Section: Optics, Spectroscopy, Plasma and Lasers


Title:
Charged particles distributions injected into a one-dimensional tangential discontinuity


Authors:
Gabriel Voitcu1, Costel Bunescu1, Marius M. Echim1,2


Affiliation:
1Institute for Space Sciences, Magurele, Romania, gabi@venus.nipne.ro

2Belgian Institute for Space Aeronomy, Bruxelles, Belgium


E-mail
gabi@venus.nipne.ro


Keywords:
space plasma, tangential discontinuity, Vlasov equation, numerical simulation, magnetosphere.


Abstract:
Test particle simulations have been performed in order to obtain the velocity distribution functions of electron and proton clouds moving in the magnetic field of a one-dimensional tangential discontinuity. The aim is to derive an accurate description of the dynamics of a collisionless, low beta plasma in non-uniform electromagnetic fields. We use a steady state magnetic field distribution whose direction and magnitude change from B1 at the “left” hand side of discontinuity to B2 at the “right” hand side. The magnetic field may rotate with the shear angle . We assume different prescribed electric field distributions such that the condition E • B = 0 is satisfied everywhere. We report results obtained in two cases: (A) for an uniform electric field, as in steady-state models of magnetic reconnection; (B) for a non-uniform electric field that varies such that the electric (or zero order) drift is conserved everywhere. The particles are injected from sources aligned along the x-axis in the “left” hand side of the discontinuity.

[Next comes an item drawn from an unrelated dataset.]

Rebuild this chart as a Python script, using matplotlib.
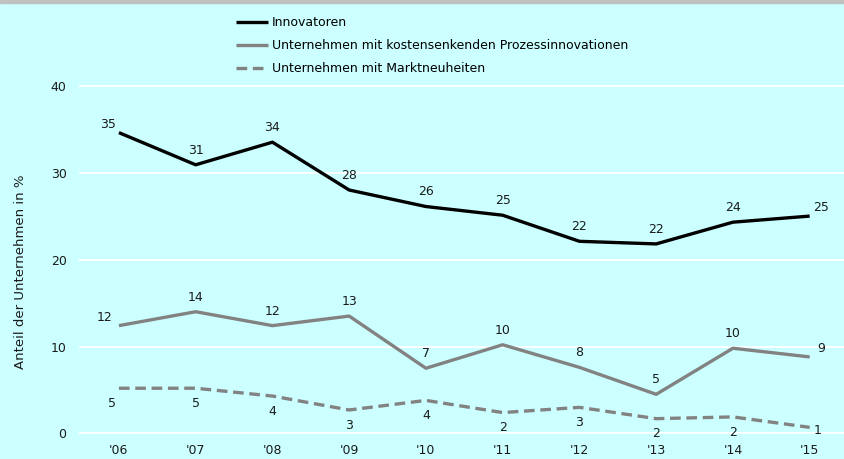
import matplotlib.pyplot as plt
from matplotlib.patches import Rectangle

# Daten (Anteil der Unternehmen in %)
jahre = ["'06", "'07", "'08", "'09", "'10", "'11", "'12", "'13", "'14", "'15"]
innovatoren = [34.6, 30.9, 33.5, 28.0, 26.1, 25.1, 22.1, 21.8, 24.3, 25.0]
prozess = [12.4, 14.0, 12.4, 13.5, 7.5, 10.2, 7.6, 4.5, 9.8, 8.8]
markt = [5.2, 5.2, 4.3, 2.7, 3.8, 2.4, 3.0, 1.7, 1.9, 0.7]
labels_innov = [35, 31, 34, 28, 26, 25, 22, 22, 24, 25]
labels_prozess = [12, 14, 12, 13, 7, 10, 8, 5, 10, 9]
labels_markt = [5, 5, 4, 3, 4, 2, 3, 2, 2, 1]

bg = '#ccffff'
grau = '#828282'

fig = plt.figure(figsize=(8.45, 4.59), dpi=100, facecolor=bg)
ax = fig.add_axes([0.0935, 0.0519, 0.9065, 0.7652])
ax.set_facecolor(bg)

# grauer Balken oben
fig.patches.append(Rectangle((0, 0.993), 1, 0.007, transform=fig.transFigure,
                             color='#c0c0c0', zorder=0))

x = list(range(len(jahre)))
ax.plot(x, innovatoren, color='black', lw=2.4, label='Innovatoren', solid_capstyle='butt')
ax.plot(x, prozess, color=grau, lw=2.4,
        label='Unternehmen mit kostensenkenden Prozessinnovationen', solid_capstyle='butt')
ax.plot(x, markt, color=grau, lw=2.4, dashes=(3.2, 1.7),
        label='Unternehmen mit Marktneuheiten')

n = len(x)
for i in x:
    dx = -8 if i == 0 else (8 if i == n - 1 else 0)
    ax.annotate(str(labels_innov[i]), (i, innovatoren[i]), xytext=(dx, 10.5 if dx == 0 else 6),
                textcoords='offset points', ha='center', va='center', fontsize=9, color='#1a1a1a')
    dx2 = -10 if i == 0 else (8 if i == n - 1 else 0)
    ax.annotate(str(labels_prozess[i]), (i, prozess[i]), xytext=(dx2, 10.5 if dx2 == 0 else 6),
                textcoords='offset points', ha='center', va='center', fontsize=9, color='#1a1a1a')
    dx3 = -5 if i == 0 else (6 if i == n - 1 else 0)
    dy3 = -11 if i != n - 1 else -2
    ax.annotate(str(labels_markt[i]), (i, markt[i]), xytext=(dx3, dy3),
                textcoords='offset points', ha='center', va='center', fontsize=9, color='#1a1a1a')

ax.set_xlim(-0.52, 9.46)
ax.set_ylim(-0.2, 40.2)
ax.set_yticks([0, 10, 20, 30, 40])
ax.set_xticks(x)
ax.set_xticklabels(jahre)
ax.grid(axis='y', color='white', lw=1.3)
ax.set_axisbelow(True)
for s in ax.spines.values():
    s.set_visible(False)
ax.tick_params(length=0, labelsize=9, colors='#1a1a1a')
ax.tick_params(axis='y', pad=9)
ax.tick_params(axis='x', pad=6)

fig.text(0.024, 0.408, 'Anteil der Unternehmen in %', rotation=90, ha='center', va='center',
         fontsize=9.5, color='#1a1a1a')

fig.legend(loc='upper left', bbox_to_anchor=(0.279, 0.965), frameon=False, fontsize=9,
           handlelength=2.6, handletextpad=0.3, labelspacing=0.8, borderpad=0, borderaxespad=0)

fig.savefig('out.png', dpi=100, facecolor=bg)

The initial velocities of the particles are distributed in the velocity space according to a displaced Maxwellian. The velocity distribution function (VDF) of electrons and protons are obtained as a function of x inside the simulation domain by solving the stationary Vlasov equation. The solution is found by integrating numerically the characteristics of the Vlasov equation. The latter coincide with the trajectories of the test-particles in the physical space. In the case of an antiparallel magnetic field distribution and a uniform electric field (case A) the simulations show the formation of a current sheet parallel to the discontinuity and centered in the B = 0 region. The distribution of the protons and electrons is highly anisotropic in the velocity and position space. The structuring, both in velocity and position space, has a much smaller scale for electrons than for protons. The VDF provided for different regions in physical space show the features imprinted in the particles distribution by the acceleration mechanism. For the same antiparallel magnetic field, but using a non-uniform electric field distribution (case B), the particles cloud penetrate the discontinuity and move across it into the “right” hand side. The results are relevant for experimental observations of non-gyrotropic VDFs in the tail of the Earth`s magnetosphere.